Dalla carta alla realtà
Se alla fine del campionato fossero mancate una manciata di partite, forse Marko Rog avrebbe spinto per un ritorno anticipato. Un po’ come nella passata stagione, quando con la salvezza da conquistare il croato buttò il cuore oltre l’ostacolo per provare a dare una mano senza riuscire nell’intento. Un rischio calcolato, che non è però necessario correre ora che chi lo ha sostituito ha dato sufficienti garanzie. E per un giocatore che con gli infortuni è andato a braccetto nelle ultime stagioni, la premura non è mai troppa. Ora che però il gioco inizierà a farsi duro, avere dalla propria parte un Rog tirato a lucido, rimesso in sesto con giudizio insomma, potrebbe diventare dettaglio non di poco conto. Perché con i cinque cambi, lo ha insegnato anche il pareggio contro il Sudtirol, avere diverse soluzioni e poter ruotare maggiormente gli interpreti può fare la differenza tra una vittoria e una sconfitta. E se tra questi c’è un centrocampista di corsa e qualità – anche se non quelle dei tempi migliori pre infortuni – Ranieri non può che esserne felice.

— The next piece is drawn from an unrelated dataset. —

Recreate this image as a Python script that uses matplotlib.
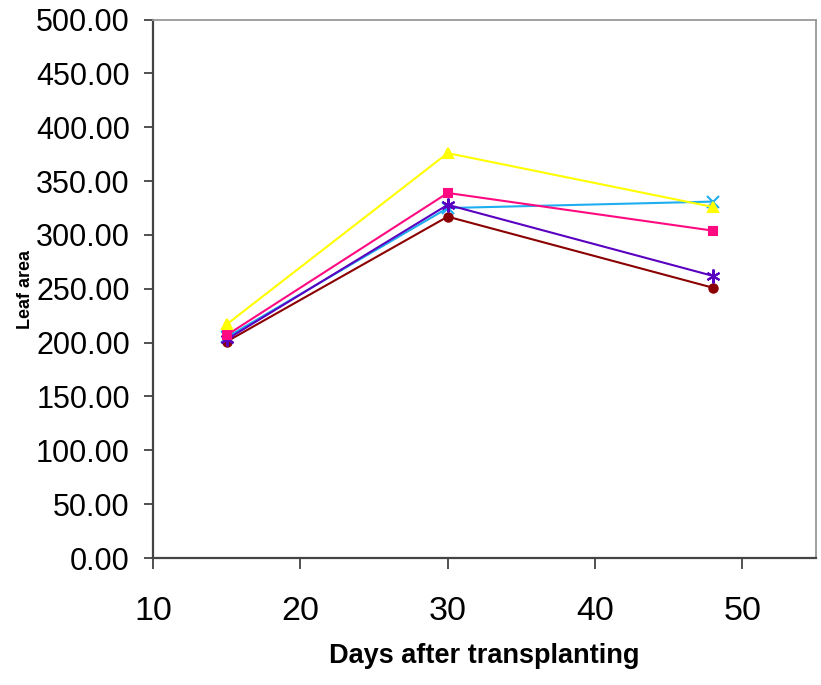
import matplotlib.pyplot as plt
from matplotlib.ticker import FormatStrFormatter

FONT = ['Liberation Sans', 'DejaVu Sans']

# sampling days after transplanting
days = [15, 30, 48]

# leaf area per treatment
leaf_yellow = [217, 376, 326]
leaf_pink = [207, 339, 304]
leaf_cyan = [205, 325, 331]
leaf_purple = [203, 328, 262]
leaf_darkred = [201, 317, 251]

series = [
    (leaf_darkred, '#8B0000', 'o', 6),
    (leaf_cyan, '#1EAEF0', 'x', 8),
    (leaf_purple, '#5A00C0', (6, 2, 0), 10),
    (leaf_pink, '#FF0A80', 's', 6),
    (leaf_yellow, '#FFFF00', '^', 7),
]

fig = plt.figure(figsize=(8.21, 6.85), dpi=100)
ax = fig.add_axes([0.1864, 0.1854, 0.8075, 0.786])

for vals, col, mk, ms in series:
    ax.plot(days, vals, color=col, marker=mk, markersize=ms,
            markeredgewidth=1.5, linewidth=1.5)

ax.set_xlim(10, 55)
ax.set_ylim(0, 500)
ax.set_xticks([10, 20, 30, 40, 50])
ax.set_yticks(range(0, 501, 50))
ax.yaxis.set_major_formatter(FormatStrFormatter('%.2f'))

for lab in ax.get_yticklabels():
    lab.set_family(FONT)
    lab.set_fontsize(22)
for lab in ax.get_xticklabels():
    lab.set_family(FONT)
    lab.set_fontsize(24.5)

ax.tick_params(axis='y', direction='out', length=6.7, width=1.2, pad=10, color='#333333')
ax.tick_params(axis='x', direction='out', length=8, width=1.2, pad=19, color='#333333')

ax.spines['left'].set_color('#444444')
ax.spines['bottom'].set_color('#444444')
ax.spines['left'].set_linewidth(1.6)
ax.spines['bottom'].set_linewidth(1.6)
ax.spines['top'].set_color('#999999')
ax.spines['right'].set_color('#999999')
ax.spines['top'].set_linewidth(1.3)
ax.spines['right'].set_linewidth(1.3)

ax.set_xlabel('Days after transplanting', family=FONT,
              fontsize=19.5, fontweight='bold', labelpad=12)
fig.text(0.031, 0.577, 'Leaf area', family=FONT,
         fontsize=13, fontweight='bold', rotation=90, ha='center', va='center')

fig.savefig('out.png', dpi=100)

Un discorso che vale anche per Filippo Falco, altro elemento che portava con sé l’etichetta di lusso per la categoria e che, al contrario, è stato più fuori che dentro dal progetto. Problemi fisici, una forma che una volta sul punto di arrivare lo ha visto dover ripartire da zero, e quel sinistro ora finalmente pronto a tornare utile sia con tiri da fuori – caratteristica che manca alla squadra – sia sui calci da fermo. E il dribbling, altra componente non da poco adesso che le avversarie temono il Cagliari e aprire spazi chiusi è diventata la norma. Ranieri ha già provato la carta Falco nel finale contro il Sudtirol, carta che potrebbe essere il classico asso nella manica da qui alla fine del campionato e nella probabile coda chiamata playoff.
Numero 30
Sacrificio come parola d’ordine, un acquisto nato come comprimario da utilizzare all’occorrenza e diventato titolare causa assenze. Nik Prelec ha saltato la fila, improvvisamente buttato nella mischia dalla porta principale. Prestazioni che difettano dal punto di vista realizzativo, ma che allo stesso tempo hanno aiutato Lapadula a crescere. E, aspetto non da poco, dato modo a Pavoletti di prendersi il proprio tempo. Calma e sangue freddo, il livornese lavora per il rientro nel momento topico. Il gol contro il Como alla prima di Ranieri un’illusione, il cameo contro il Genoa forse troppo anticipato rispetto alla tabella di marcia. La pazienza resta la chiave anche per Pavoloso, sia lui che l’allenatore rossoblù fremono per ricostruire la coppia d’attacco con Lapadula pensata fin dal ritorno del tecnico in Sardegna. Un’arma importante da tirare a lucido per gli scontri da dentro o fuori che attenderanno il Cagliari d’ora in avanti, soprattutto quelli decisivi per la caccia alla promozione via playoff. Riportando Prelec all’apprendistato calmo necessario e soprattutto dando ai tanti cross un destinatario letale sul gioco aereo. Perché è vero che la pazienza è aspetto positivo ora che la nave ha intrapreso la rotta corretta, ma lo è altrettanto che prima o poi il ritorno di chi è rimasto ai box a lungo sarà necessario e doveroso.